Marc, Patrice en Fonske, een sterke tweevuldigheid

Niet zo evident om het te verduidelijken, maar het hok Marc Verschelde is een beetje zoals de heilige drievuldigheid, maar dan verenigd in 2 zeer gemotiveerde en gepassioneerde personen.  Marc is met zijn 81 jaar nog jong van hart en van geest, hij kan nog zeer goed over ‘van alles meeklappen’ en giet er graag nog een humoristisch sausje over. Zijn compagnon, verzorger van het eerste en laatste uur sedert 20 jaar is Patrice Desal uit buurdorp Machelen.  Maar Patrice is onder deze naam bij weinigen gekend, maar wanneer we over Fonske spreken dan weet iedereen dat we het over de topverzorger van het hok Verschelde hebben. 

Marc en Fonske zijn reeds 20 jaar een goed huwelijk, althans in de duivensport. Op het erf van Marc zijn er meer dan hokken genoeg waarop ze beiden hun duivenhobby kunnen botvieren. Veel hok en weinig duiven….lees je later nog.

Ze verzorgen samen, ze plannen samen, ze overleggen veel, ze sporen aan en plagen elkaar om het beste uit hun hobby te halen, maar vooral om zich samen goed te amuseren met de duiven. Het zijn beide fijne melkers. Marc was jarenlang de verzorger bij Emiel Denijs (toen nog spelend in Zulte) en leerde daar zeer goed het onderscheid te kennen tussen goede en slechte duiven. Fonske had ook al heel wat ervaring van kleins af aan toen hij bij Marc de tandem vervoegde.

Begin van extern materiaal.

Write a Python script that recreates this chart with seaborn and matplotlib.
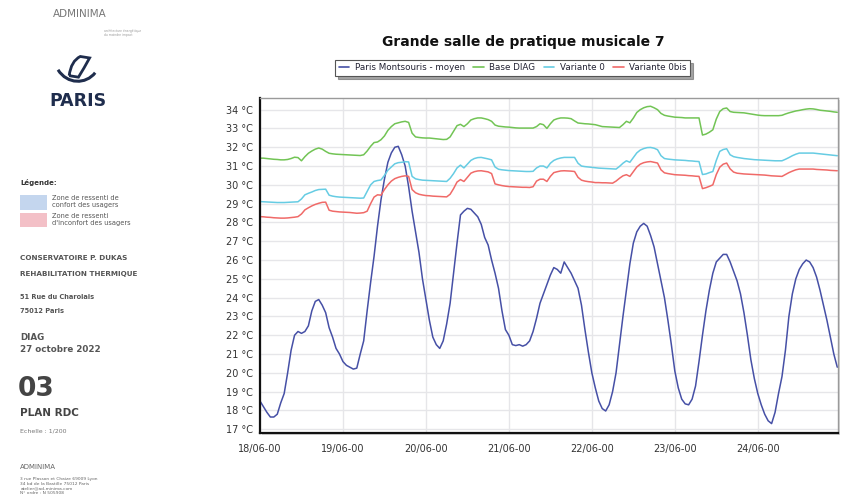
import numpy as np
import pandas as pd
import seaborn as sns
import matplotlib.pyplot as plt
from matplotlib.patches import Rectangle, PathPatch
from matplotlib.path import Path
from matplotlib.lines import Line2D
from matplotlib.ticker import MultipleLocator, FuncFormatter

# hourly values, 18/06 00h -> 24/06 23h
hours = list(range(168))
day_ticks = [0, 24, 48, 72, 96, 120, 144]
day_labels = ['18/06-00', '19/06-00', '20/06-00', '21/06-00', '22/06-00', '23/06-00', '24/06-00']
series_names = ['Paris Montsouris - moyen', 'Base DIAG', 'Variante 0', 'Variante 0bis']
series_colors = ['#4650a6', '#72c455', '#66cce3', '#f06a68']

paris = [
    18.5, 18.2, 17.9, 17.65, 17.65, 17.8, 18.4, 18.9, 20.0, 21.2, 22.0, 22.2,
    22.1, 22.2, 22.5, 23.3, 23.8, 23.9, 23.6, 23.2, 22.4, 21.9, 21.3, 21.0,
    20.6, 20.4, 20.3, 20.2, 20.25, 21.0, 21.7, 23.3, 24.8, 26.2, 27.8, 29.2,
    30.3, 31.2, 31.7, 32.0, 32.05, 31.6, 31.0, 29.9, 28.6, 27.5, 26.4, 25.0,
    23.9, 22.8, 21.9, 21.5, 21.3, 21.7, 22.6, 23.7, 25.3, 26.9, 28.4, 28.6,
    28.75, 28.7, 28.5, 28.3, 27.9, 27.2, 26.8, 26.0, 25.3, 24.5, 23.3, 22.3,
    22.0, 21.5, 21.45, 21.5, 21.42, 21.5, 21.7, 22.2, 22.9, 23.7, 24.2, 24.7,
    25.2, 25.6, 25.5, 25.3, 25.9, 25.6, 25.3, 24.9, 24.5, 23.6, 22.3, 21.1,
    20.0, 19.2, 18.5, 18.1, 17.97, 18.3, 19.0, 20.0, 21.5, 23.0, 24.4, 25.8,
    26.9, 27.5, 27.8, 27.95, 27.8, 27.3, 26.7, 25.8, 24.9, 24.0, 22.8, 21.5,
    20.1, 19.2, 18.6, 18.35, 18.3, 18.6, 19.3, 20.6, 22.0, 23.3, 24.4, 25.3,
    25.9, 26.1, 26.3, 26.3, 25.9, 25.4, 24.9, 24.2, 23.2, 22.0, 20.7, 19.7,
    18.9, 18.3, 17.8, 17.45, 17.3, 17.9, 18.9, 19.8, 21.2, 23.0, 24.2, 25.0,
    25.5, 25.8, 26.0, 25.9, 25.6, 25.1, 24.4, 23.6, 22.8, 21.9, 21.0, 20.3,
]

base_diag = [
    31.42, 31.42, 31.40, 31.38, 31.36, 31.35, 31.33, 31.33, 31.35, 31.40, 31.47, 31.45,
    31.28, 31.50, 31.68, 31.80, 31.90, 31.96, 31.90, 31.78, 31.68, 31.65, 31.63, 31.62,
    31.61, 31.60, 31.59, 31.58, 31.57, 31.56, 31.60, 31.80, 32.05, 32.25, 32.28, 32.40,
    32.60, 32.90, 33.10, 33.25, 33.30, 33.35, 33.38, 33.32, 32.75, 32.55, 32.52, 32.50,
    32.49, 32.49, 32.47, 32.45, 32.43, 32.41, 32.42, 32.55, 32.85, 33.15, 33.22, 33.10,
    33.25, 33.45, 33.52, 33.56, 33.56, 33.52, 33.47, 33.38, 33.18, 33.12, 33.10, 33.08,
    33.07, 33.05, 33.03, 33.02, 33.02, 33.02, 33.02, 33.02, 33.10, 33.25, 33.20, 33.00,
    33.25, 33.45, 33.52, 33.56, 33.56, 33.55, 33.52, 33.40, 33.29, 33.27, 33.25, 33.24,
    33.22, 33.20, 33.15, 33.10, 33.09, 33.08, 33.07, 33.06, 33.05, 33.20, 33.38, 33.30,
    33.55, 33.85, 34.00, 34.10, 34.16, 34.18, 34.10, 34.00, 33.80, 33.70, 33.66, 33.63,
    33.60, 33.59, 33.58, 33.56, 33.56, 33.56, 33.56, 33.56, 32.65, 32.70, 32.80, 32.93,
    33.50, 33.90, 34.05, 34.09, 33.90, 33.86, 33.85, 33.84, 33.83, 33.80, 33.77, 33.74,
    33.71, 33.69, 33.68, 33.68, 33.68, 33.68, 33.68, 33.70, 33.77, 33.83, 33.88, 33.93,
    33.96, 34.00, 34.03, 34.05, 34.04, 34.01, 33.97, 33.95, 33.93, 33.91, 33.88, 33.86,
]

variante_0 = [
    29.11, 29.10, 29.09, 29.08, 29.07, 29.06, 29.06, 29.06, 29.07, 29.08, 29.09, 29.10,
    29.25, 29.47, 29.55, 29.62, 29.70, 29.75, 29.76, 29.77, 29.45, 29.40, 29.37, 29.35,
    29.34, 29.33, 29.32, 29.31, 29.30, 29.29, 29.30, 29.65, 30.00, 30.18, 30.23, 30.26,
    30.50, 30.78, 30.95, 31.12, 31.18, 31.20, 31.23, 31.22, 30.45, 30.32, 30.28, 30.25,
    30.24, 30.23, 30.22, 30.21, 30.20, 30.19, 30.18, 30.35, 30.60, 30.90, 31.05, 30.90,
    31.10, 31.30, 31.40, 31.45, 31.46, 31.42, 31.38, 31.33, 30.95, 30.83, 30.80, 30.78,
    30.76, 30.75, 30.74, 30.73, 30.72, 30.71, 30.71, 30.72, 30.90, 31.00, 31.00, 30.90,
    31.15, 31.30, 31.38, 31.43, 31.46, 31.46, 31.46, 31.46, 31.15, 31.00, 30.97, 30.95,
    30.93, 30.91, 30.89, 30.88, 30.87, 30.86, 30.85, 30.84, 30.98, 31.15, 31.28, 31.20,
    31.45, 31.70, 31.85, 31.93, 31.98, 31.99, 31.95, 31.87, 31.55, 31.40, 31.37, 31.35,
    31.33, 31.32, 31.31, 31.30, 31.28, 31.27, 31.25, 31.24, 30.55, 30.58, 30.65, 30.71,
    31.30, 31.78, 31.88, 31.92, 31.60, 31.50, 31.46, 31.43, 31.40, 31.38, 31.36, 31.34,
    31.33, 31.32, 31.31, 31.30, 31.29, 31.28, 31.28, 31.28, 31.36, 31.45, 31.55, 31.63,
    31.69, 31.69, 31.69, 31.69, 31.69, 31.67, 31.65, 31.63, 31.61, 31.59, 31.57, 31.55,
]

variante_0bis = [
    28.31, 28.30, 28.28, 28.27, 28.25, 28.24, 28.23, 28.23, 28.24, 28.26, 28.28, 28.31,
    28.45, 28.67, 28.78, 28.88, 28.96, 29.02, 29.07, 29.08, 28.65, 28.60, 28.58, 28.56,
    28.55, 28.54, 28.53, 28.51, 28.49, 28.50, 28.52, 28.60, 29.00, 29.35, 29.47, 29.45,
    29.75, 30.00, 30.20, 30.33, 30.40, 30.45, 30.48, 30.45, 29.75, 29.58, 29.50, 29.46,
    29.43, 29.42, 29.40, 29.39, 29.38, 29.37, 29.36, 29.50, 29.80, 30.15, 30.28, 30.18,
    30.40, 30.62, 30.70, 30.74, 30.75, 30.72, 30.69, 30.60, 30.05, 30.00, 29.96, 29.93,
    29.91, 29.90, 29.89, 29.88, 29.87, 29.87, 29.86, 29.90, 30.20, 30.30, 30.30, 30.18,
    30.45, 30.65, 30.70, 30.74, 30.75, 30.74, 30.73, 30.71, 30.40, 30.25, 30.20, 30.17,
    30.15, 30.12, 30.12, 30.11, 30.11, 30.10, 30.09, 30.20, 30.35, 30.48, 30.54, 30.45,
    30.70, 30.95, 31.10, 31.18, 31.22, 31.24, 31.20, 31.16, 30.80, 30.64, 30.60, 30.57,
    30.54, 30.53, 30.52, 30.51, 30.49, 30.48, 30.46, 30.45, 29.80, 29.85, 29.92, 30.00,
    30.55, 30.94, 31.10, 31.16, 30.85, 30.68, 30.62, 30.60, 30.58, 30.57, 30.56, 30.55,
    30.54, 30.53, 30.52, 30.50, 30.48, 30.47, 30.46, 30.45, 30.55, 30.65, 30.73, 30.80,
    30.84, 30.84, 30.84, 30.84, 30.84, 30.82, 30.81, 30.80, 30.79, 30.77, 30.76, 30.75,
]

df = pd.DataFrame({
    'hour': hours * 4,
    'temp': paris + base_diag + variante_0 + variante_0bis,
    'serie': np.repeat(series_names, len(hours)),
})

sns.set_style('white')
plt.rcParams['font.family'] = ['DejaVu Sans']

fig = plt.figure(figsize=(8.51, 5.0), dpi=100)

# light shadow behind the plot frame (an empty axes under the real one)
sax = fig.add_axes([0.3075, 0.130, 0.6792, 0.670], zorder=0)
sax.set_facecolor('#d6d6d6')
sax.set_xticks([])
sax.set_yticks([])
for s in sax.spines.values():
    s.set_visible(False)

ax = fig.add_axes([0.3055, 0.134, 0.6792, 0.670], zorder=1)
ax.set_facecolor('white')

sns.lineplot(data=df, x='hour', y='temp', hue='serie', hue_order=series_names,
             palette=series_colors, linewidth=1.1, legend=False, ax=ax)

ax.set_xlim(0, 167.2)
ax.set_ylim(16.8, 34.62)
ax.set_xticks(day_ticks)
ax.set_xticklabels(day_labels)
ax.xaxis.set_minor_locator(MultipleLocator(6))
ax.yaxis.set_major_locator(MultipleLocator(1))
ax.yaxis.set_minor_locator(MultipleLocator(0.2))
ax.yaxis.set_major_formatter(FuncFormatter(lambda v, p: f'{v:.0f} °C'))
ax.set_xlabel('')
ax.set_ylabel('')
ax.grid(True, which='major', color='#e6e6e9', linewidth=1.0)
ax.set_axisbelow(True)
ax.tick_params(axis='both', which='major', direction='out', length=3, width=0.8,
               color='#333333', labelsize=7, labelcolor='#333333', pad=2)
ax.tick_params(axis='both', which='minor', direction='out', length=2, width=0.6, color='#555555')
ax.tick_params(axis='x', which='major', pad=5)
ax.tick_params(axis='x', which='minor', length=3)
for side in ['left', 'bottom']:
    ax.spines[side].set_color('#111111')
    ax.spines[side].set_linewidth(1.6)
for side in ['top', 'right']:
    ax.spines[side].set_color('#9a9a9a')
    ax.spines[side].set_linewidth(1.0)

fig.text(0.615, 0.916, 'Grande salle de pratique musicale 7', ha='center', va='center',
         fontsize=10, fontweight='bold', color='#111111')

handles = [Line2D([], [], color=c, linewidth=1.2) for c in series_colors]
leg = fig.legend(handles, series_names, loc='center', bbox_to_anchor=(0.6025, 0.864),
                 ncol=4, fontsize=6.3, frameon=True, fancybox=False, shadow=True,
                 edgecolor='#555555', handlelength=1.2, handletextpad=0.6,
                 columnspacing=1.0, borderpad=0.4)
leg.get_frame().set_linewidth(0.8)
for t in leg.get_texts():
    t.set_color('#222233')

# ---- left side cartouche ----
gray = '#555555'
navy = '#1f2d4d'
fig.text(0.094, 0.972, 'ADMINIMA', ha='center', va='center', fontsize=7.5, color='#777777')
fig.text(0.122, 0.934, 'architecture énergétique\ndu moindre impact', ha='left', va='center',
         fontsize=2.2, color='#999999', linespacing=1.1)

# Paris logo: stylised boat
boat = Path([(0.0, 0.55), (0.25, 0.05), (0.75, 0.05), (1.0, 0.45)],
            [Path.MOVETO, Path.CURVE4, Path.CURVE4, Path.CURVE4])
sail = Path([(0.3, 0.35), (0.35, 0.85), (0.6, 1.0), (0.85, 0.95), (0.7, 0.6), (0.55, 0.3), (0.3, 0.35)],
            [Path.MOVETO, Path.CURVE3, Path.CURVE3, Path.LINETO, Path.CURVE3, Path.CURVE3, Path.LINETO])
lax = fig.add_axes([0.066, 0.825, 0.048, 0.065])
lax.set_axis_off()
lax.set_xlim(-0.05, 1.05)
lax.set_ylim(-0.05, 1.05)
lax.add_patch(PathPatch(boat, facecolor='none', edgecolor=navy, linewidth=2.2))
lax.add_patch(PathPatch(sail, facecolor='none', edgecolor=navy, linewidth=2.0))
fig.text(0.091, 0.798, 'PARIS', ha='center', va='center', fontsize=12.5,
         fontweight='bold', color=navy)

fig.text(0.024, 0.636, 'Légende:', ha='left', va='center', fontsize=5, fontweight='bold', color='#333333')
fig.patches.append(Rectangle((0.024, 0.581), 0.031, 0.029, transform=fig.transFigure,
                             facecolor='#c4d6ee', edgecolor='none'))
fig.patches.append(Rectangle((0.024, 0.546), 0.031, 0.029, transform=fig.transFigure,
                             facecolor='#f3c0c7', edgecolor='none'))
fig.text(0.061, 0.596, 'Zone de ressenti de\nconfort des usagers', ha='left', va='center',
         fontsize=4.8, color='#555555', linespacing=1.2)
fig.text(0.061, 0.560, "Zone de ressenti\nd'inconfort des usagers", ha='left', va='center',
         fontsize=4.8, color='#555555', linespacing=1.2)

fig.text(0.024, 0.484, 'CONSERVATOIRE P. DUKAS', ha='left', va='center', fontsize=5.2,
         fontweight='bold', color=gray)
fig.text(0.024, 0.452, 'REHABILITATION THERMIQUE', ha='left', va='center', fontsize=5.2,
         fontweight='bold', color=gray)
fig.text(0.024, 0.406, '51 Rue du Charolais', ha='left', va='center', fontsize=4.8,
         fontweight='bold', color=gray)
fig.text(0.024, 0.378, '75012 Paris', ha='left', va='center', fontsize=4.8,
         fontweight='bold', color=gray)
fig.text(0.024, 0.324, 'DIAG', ha='left', va='center', fontsize=6.3, fontweight='bold', color=gray)
fig.text(0.024, 0.302, '27 octobre 2022', ha='left', va='center', fontsize=6.3,
         fontweight='bold', color=gray)
fig.text(0.021, 0.222, '03', ha='left', va='center', fontsize=19, fontweight='bold', color='#444444')
fig.text(0.024, 0.174, 'PLAN RDC', ha='left', va='center', fontsize=7.5, fontweight='bold',
         color='#444444')
fig.text(0.024, 0.138, 'Echelle : 1/200', ha='left', va='center', fontsize=4.5, color='#777777')
fig.text(0.024, 0.066, 'ADMINIMA', ha='left', va='center', fontsize=5, color='#666666')
fig.text(0.024, 0.028, '3 rue Plasson et Chaize 69009 Lyon\n34 bd de la Bastille 75012 Paris\n'
         'atelier@ad-minima.com\nN° ordre : N 505908', ha='left', va='center',
         fontsize=3.2, color='#666666', linespacing=1.15)

fig.savefig('out.png', dpi=100, facecolor='white')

Een sterke stam fondduiven

Het zijn beiden geen avonturiers op duivengebied, ze zoeken het niet in veel fantasie of ongekende bokkesprongen, maar vooral in degelijke duiven. Fond en zware fond is vooral een kwestie van kwaliteit, geduld en gedegen stuurmanskunst. De oude basis van deze kolonie zijn de duiven van Emiel Denijs aangevuld met het ras van wijlen Roger Florizoone (deze duiven bekwam Marc van de gewezen burgemeester en duivenicoon Georges Peirs uit Machelen). Van bij Georges kwam werkelijk een topkweekduif van de Florizoone-duiven die als een rode draad door de kolonie loopt.

Deze duiven werden aangevuld met enkele geslaagde aankopen van één der grootste fondiconen van België namelijk Yvon Deneufbourg uit Estinnes-au-Val. Wat de duiven van Yvon in de jaren ’90 en begin deze eeuw op de uitslagen toverden bij Yvon en bij anderen is indrukwekkend.  Deze duiven pasten als choco op een boterham bij de voornoemde rassen. De laatste aanwinsten voor het zware werk komen van buurman en Belgisch Kampioen Johan De Meulemeester. Hoe graag ze ook wel eens de zware halve fond en de dagfond spelen is hun kolonie eerder afgestemd op de zware fond. Enkele jaren terug mochten ze reeds de nationale zegepalm uit Jarnac mee naar Zulte tronen…een bewijs dat we hier niet met groentjes te maken hebben !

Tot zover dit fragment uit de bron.